** Start DATASET CONTENT **
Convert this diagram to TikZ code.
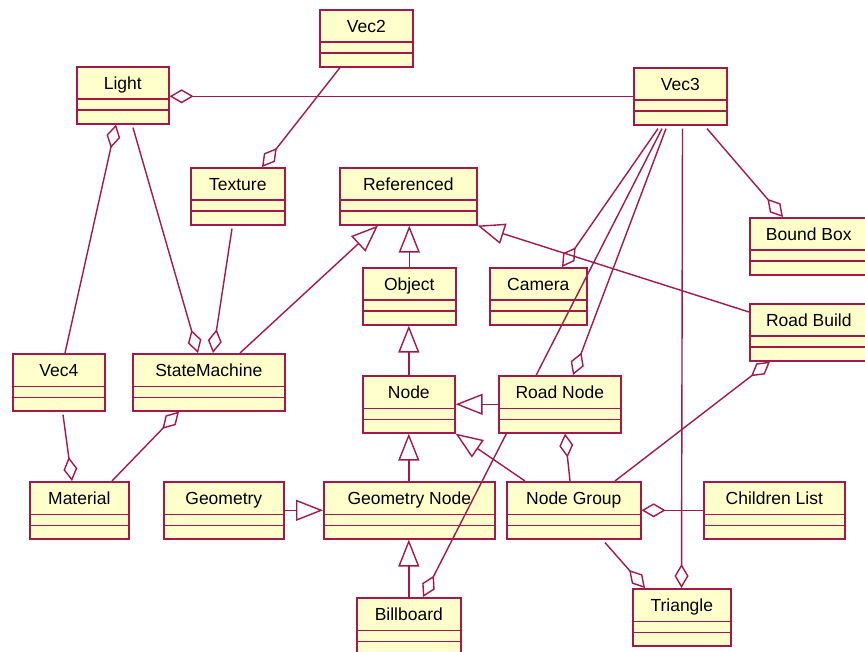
\documentclass[tikz,border=0pt]{standalone}
\usepackage{fontspec}
\setmainfont{Liberation Sans}
\usetikzlibrary{arrows.meta,calc}
\definecolor{lc}{HTML}{A3194B}
\definecolor{fc}{HTML}{FFFFCC}
\tikzset{
  cls/.style={draw=lc, fill=fc, line width=1.6pt, rectangle, inner xsep=0pt, inner ysep=0pt,
    minimum height=57pt, text height=22.5pt, text depth=34.5pt, anchor=north west,
    font=\fontsize{17.5}{19}\selectfont,
    path picture={
      \draw[lc, line width=1.6pt] ([yshift=-32.5pt]path picture bounding box.north west) -- ([yshift=-32.5pt]path picture bounding box.north east);
      \draw[lc, line width=1.6pt] ([yshift=-43.5pt]path picture bounding box.north west) -- ([yshift=-43.5pt]path picture bounding box.north east);
    }},
  conn/.style={draw=lc, line width=1.4pt},
  agg/.style={conn, -{Diamond[open, length=24pt, width=14pt, line width=1.4pt]}},
  inh/.style={conn, -{Triangle[open, length=27pt, width=21pt, line width=1.4pt]}},
}
\begin{document}
\begin{tikzpicture}[x=1pt, y=-1pt]
\fill[white] (0,0) rectangle (865,652);
\useasboundingbox (0,0) rectangle (865,652);
% classes
\node[cls, minimum width=93pt] (vec2) at (319,9) {Vec2};
\node[cls, minimum width=92pt] (light) at (76,66) {Light};
\node[cls, minimum width=93pt] (vec3) at (633,67) {Vec3};
\node[cls, minimum width=94pt] (texture) at (190,167) {Texture};
\node[cls, minimum width=137pt] (ref) at (339,167) {Referenced};
\node[cls, minimum width=118pt] (bb) at (749,217) {Bound Box};
\node[cls, minimum width=93pt] (object) at (362,267) {Object};
\node[cls, minimum width=97pt] (camera) at (489,267) {Camera};
\node[cls, minimum width=118pt] (rb) at (749,303) {Road Build};
\node[cls, minimum width=92pt] (vec4) at (12,353) {Vec4};
\node[cls, minimum width=152pt] (sm) at (132,353) {StateMachine};
\node[cls, minimum width=92pt] (node) at (362,375) {Node};
\node[cls, minimum width=99pt] (material) at (29,481) {Material};
\node[cls, minimum width=120pt] (geo) at (163,481) {Geometry};
\node[cls, minimum width=171pt] (gn) at (323,481) {Geometry Node};
\node[cls, minimum width=134pt] (ng) at (506,481) {Node Group};
\node[cls, minimum width=141pt] (cl) at (703,481) {Children List};
\node[cls, minimum width=104pt] (bill) at (356,597) {Billboard};
\node[cls, minimum width=98pt] (tri) at (632,588) {Triangle};
% Vec3 - Billboard passes behind Road Node
\draw[agg] ([xshift=29pt,yshift=-3pt]vec3.south west) -- ([xshift=67pt]bill.north west);
\node[cls, minimum width=122pt] (rn) at (498,375) {Road Node};
% aggregations
\draw[agg] (vec3.west) -- (vec3.west -| light.east);
\draw[agg] ([xshift=21pt]vec2.south west) -- ([xshift=72pt]texture.north west);
\draw[agg] ([xshift=53pt]vec4.north west) -- ([xshift=40pt]light.south west);
\draw[agg] ([xshift=57pt,yshift=-3pt]light.south west) -- ([xshift=66pt]sm.north west);
\draw[agg] ([xshift=42pt,yshift=-3pt]texture.south west) -- ([xshift=81pt]sm.north west);
\draw[agg] ([xshift=74pt,yshift=-3pt]vec3.south west) -- ([xshift=34pt]bb.north west);
\draw[agg] ([xshift=25pt,yshift=-3pt]vec3.south west) -- ([xshift=73pt]camera.north west);
\draw[agg] ([xshift=33pt,yshift=-3pt]vec3.south west) -- ([xshift=75pt]rn.north west);
\draw[agg] ([xshift=49.5pt,yshift=-3pt]vec3.south west) -- ([xshift=49.5pt]tri.north west);
\draw[agg] ([xshift=99pt,yshift=-3pt]ng.south west) -- ([xshift=13pt]tri.north west);
\draw[agg] ([xshift=64pt]ng.north west) -- ([xshift=67pt]rn.south west);
\draw[agg] ([xshift=109pt]ng.north west) -- ([xshift=21pt]rb.south west);
\draw[agg] (cl.west) -- (cl.west -| ng.east);
\draw[agg] ([xshift=51pt,yshift=-3pt]vec4.south west) -- ([xshift=43pt]material.north west);
\draw[agg] ([xshift=83pt]material.north west) -- ([xshift=47pt]sm.south west);
% generalizations
\draw[inh] ([xshift=108pt]sm.north west) -- ([xshift=39pt]ref.south west);
\draw[inh] (object.north) -- (object.north |- ref.south);
\draw[inh] (node.north) -- (node.north |- object.south);
\draw[inh] (gn.north -| node.north) -- (node.south);
\draw[inh] (bill.north -| node.north) -- (node.north |- gn.south);
\draw[inh] (geo.east) -- (geo.east -| gn.west);
\draw[inh] (rn.west) -- (node.east);
\draw[inh] ([xshift=19pt]ng.north west) -- (node.south east);
\draw[inh] ([yshift=-9pt]rb.north west) -- (ref.south east);
\end{tikzpicture}
\end{document}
** End DATASET CONTENT **
_EXERCISE PROMPT_
Reproduce the material word for word, minus the images.

_FULL OUTPUT_
Convert this diagram to TikZ code.
\documentclass[tikz,border=0pt]{standalone}
\usepackage{fontspec}
\setmainfont{Liberation Sans}
\usetikzlibrary{arrows.meta,calc}
\definecolor{lc}{HTML}{A3194B}
\definecolor{fc}{HTML}{FFFFCC}
\tikzset{
  cls/.style={draw=lc, fill=fc, line width=1.6pt, rectangle, inner xsep=0pt, inner ysep=0pt,
    minimum height=57pt, text height=22.5pt, text depth=34.5pt, anchor=north west,
    font=\fontsize{17.5}{19}\selectfont,
    path picture={
      \draw[lc, line width=1.6pt] ([yshift=-32.5pt]path picture bounding box.north west) -- ([yshift=-32.5pt]path picture bounding box.north east);
      \draw[lc, line width=1.6pt] ([yshift=-43.5pt]path picture bounding box.north west) -- ([yshift=-43.5pt]path picture bounding box.north east);
    }},
  conn/.style={draw=lc, line width=1.4pt},
  agg/.style={conn, -{Diamond[open, length=24pt, width=14pt, line width=1.4pt]}},
  inh/.style={conn, -{Triangle[open, length=27pt, width=21pt, line width=1.4pt]}},
}
\begin{document}
\begin{tikzpicture}[x=1pt, y=-1pt]
\fill[white] (0,0) rectangle (865,652);
\useasboundingbox (0,0) rectangle (865,652);
% classes
\node[cls, minimum width=93pt] (vec2) at (319,9) {Vec2};
\node[cls, minimum width=92pt] (light) at (76,66) {Light};
\node[cls, minimum width=93pt] (vec3) at (633,67) {Vec3};
\node[cls, minimum width=94pt] (texture) at (190,167) {Texture};
\node[cls, minimum width=137pt] (ref) at (339,167) {Referenced};
\node[cls, minimum width=118pt] (bb) at (749,217) {Bound Box};
\node[cls, minimum width=93pt] (object) at (362,267) {Object};
\node[cls, minimum width=97pt] (camera) at (489,267) {Camera};
\node[cls, minimum width=118pt] (rb) at (749,303) {Road Build};
\node[cls, minimum width=92pt] (vec4) at (12,353) {Vec4};
\node[cls, minimum width=152pt] (sm) at (132,353) {StateMachine};
\node[cls, minimum width=92pt] (node) at (362,375) {Node};
\node[cls, minimum width=99pt] (material) at (29,481) {Material};
\node[cls, minimum width=120pt] (geo) at (163,481) {Geometry};
\node[cls, minimum width=171pt] (gn) at (323,481) {Geometry Node};
\node[cls, minimum width=134pt] (ng) at (506,481) {Node Group};
\node[cls, minimum width=141pt] (cl) at (703,481) {Children List};
\node[cls, minimum width=104pt] (bill) at (356,597) {Billboard};
\node[cls, minimum width=98pt] (tri) at (632,588) {Triangle};
% Vec3 - Billboard passes behind Road Node
\draw[agg] ([xshift=29pt,yshift=-3pt]vec3.south west) -- ([xshift=67pt]bill.north west);
\node[cls, minimum width=122pt] (rn) at (498,375) {Road Node};
% aggregations
\draw[agg] (vec3.west) -- (vec3.west -| light.east);
\draw[agg] ([xshift=21pt]vec2.south west) -- ([xshift=72pt]texture.north west);
\draw[agg] ([xshift=53pt]vec4.north west) -- ([xshift=40pt]light.south west);
\draw[agg] ([xshift=57pt,yshift=-3pt]light.south west) -- ([xshift=66pt]sm.north west);
\draw[agg] ([xshift=42pt,yshift=-3pt]texture.south west) -- ([xshift=81pt]sm.north west);
\draw[agg] ([xshift=74pt,yshift=-3pt]vec3.south west) -- ([xshift=34pt]bb.north west);
\draw[agg] ([xshift=25pt,yshift=-3pt]vec3.south west) -- ([xshift=73pt]camera.north west);
\draw[agg] ([xshift=33pt,yshift=-3pt]vec3.south west) -- ([xshift=75pt]rn.north west);
\draw[agg] ([xshift=49.5pt,yshift=-3pt]vec3.south west) -- ([xshift=49.5pt]tri.north west);
\draw[agg] ([xshift=99pt,yshift=-3pt]ng.south west) -- ([xshift=13pt]tri.north west);
\draw[agg] ([xshift=64pt]ng.north west) -- ([xshift=67pt]rn.south west);
\draw[agg] ([xshift=109pt]ng.north west) -- ([xshift=21pt]rb.south west);
\draw[agg] (cl.west) -- (cl.west -| ng.east);
\draw[agg] ([xshift=51pt,yshift=-3pt]vec4.south west) -- ([xshift=43pt]material.north west);
\draw[agg] ([xshift=83pt]material.north west) -- ([xshift=47pt]sm.south west);
% generalizations
\draw[inh] ([xshift=108pt]sm.north west) -- ([xshift=39pt]ref.south west);
\draw[inh] (object.north) -- (object.north |- ref.south);
\draw[inh] (node.north) -- (node.north |- object.south);
\draw[inh] (gn.north -| node.north) -- (node.south);
\draw[inh] (bill.north -| node.north) -- (node.north |- gn.south);
\draw[inh] (geo.east) -- (geo.east -| gn.west);
\draw[inh] (rn.west) -- (node.east);
\draw[inh] ([xshift=19pt]ng.north west) -- (node.south east);
\draw[inh] ([yshift=-9pt]rb.north west) -- (ref.south east);
\end{tikzpicture}
\end{document}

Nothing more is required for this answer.